Downtown Pedestrianization at Urban Planning Committee on February 6, 2024

Below are our speaking notes for this committee meeting regarding Downtown Pedestrianization.

Our Downtown Pedestrianization Report is a key example of the work our organization hopes to achieve in improving quality of life downtown for residents, visitors, and business owners- we want to be able to work alongside a number of stakeholders, all with different interests, to come together and ensure our Downtown is healthy, vibrant, and a prosperous space for individuals to visit and spend time in. Paths for People’s focus is broad and covers all forms of active transportation – we have a specific focus on the pedestrian experience, and want to ensure that people who are walking and rolling can easily and comfortably move around their city. We specifically want to shift perspectives on how we move around our city, as Edmonton changes to align with the goals of the City Plan, where Edmontonians aren’t locked into car dependency. Instead, we can unlock the freedom of being able to choose how you travel through your community. 

The 9 actions outlined in our Downtown Pedestrianization Report provides the City of Edmonton with data-based community strategies on the importance of downtown development that supports a bright, vibrant place to be, one that attracts people of all ages and backgrounds to the core.

Paths for People will continue to expand on this work in the years to come. We plan to demonstrate the importance of collaborative relationships, downtown vibrancy, and promote a city that’s built for the people who live in it rather than the cars that drive through. City building is an ongoing process, and as the city prepares to welcome a million more residents, Paths for People knows we need to prioritize building a transportation system that provides sustainable, safe, and community-supported transportation options. That work starts in the core, since it is the part of the City whose fabric most supports walkability, based on its density, mixing of uses, and community activation. We are committed to pushing forward this vision in a thoughtful and collaborative way for years to come.
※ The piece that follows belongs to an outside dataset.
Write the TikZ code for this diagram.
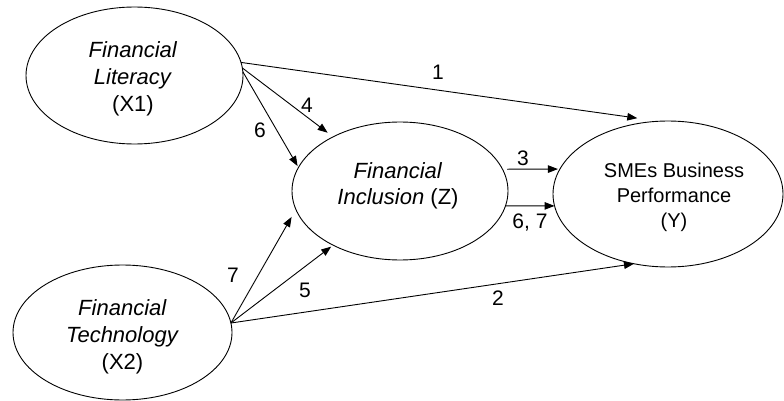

Personally, I’ve seen how downtown has shifted for my community over the last 5 years. Downtown has transformed and grown into a destination for festivals, local restaurants, live entertainment, and other community-supporting opportunities. As the community continues to change and grow, we believe the area should continue developing in a manner that encourages Edmontonians to visit and reside in the neighbourhood, while also making it easy for people to move around in the sustainable and safe manner of their choosing. In order to continue building our downtown into a resilient core that fosters a sense of community, we need to ensure that the neighbourhood is resilient, adaptable, and supportive of the city’s overarching policy and planning goals. 

Over Paths for People’s history, we have consistently advocated for a better downtown to walk, roll, or bike in through; advocating for minimum bike grid in 2017 and running various iterations of Open Streets programming in the past few years. 

Another idea of ours that did not achieve success… is part of the reason we are all here today. Though pedestrianization of 102 Avenue is not something that we are able to push forward in the short term, Paths for People knew that we could turn the conflict into something more productive. No matter what side of that issue you were on, we all agreed that Edmontonians deserved a more walkable downtown.

Our Downtown Pedestrianization Plan demonstrates that the community is on board to implement this vision for a friendlier downtown to get around actively within. Many days of our spring, summer, and fall this past year were filled with direct engagement with community members, developers, and administration, creating the foundation for the actions we’ve outlined in our plan. 

The Plan acknowledges that there are some areas of diverging opinions regarding our downtown. Additionally, members of our Paths for People community of advocates have reached out and shared that they are hesitant to see us working with organizations that we disagreed with in the past.

These tensions should not divide us though, especially when there is so much that we can agree on and push forward. In a world that is increasingly polarized, we should make an effort to collaborate on the ideas we can agree on. And, everyone walks or rolls a little bit within downtown, whether they drive, transit, or bike. The concept of walkability is fertile ground to plant ideas for the future of our downtown.

We’re excited to see some of the smaller, more tactical ideas regarding pedestrianization take effect in the core in the coming years. We need to ensure that these kinds of ideas are enthusiastically pushed forward across different departments within administration.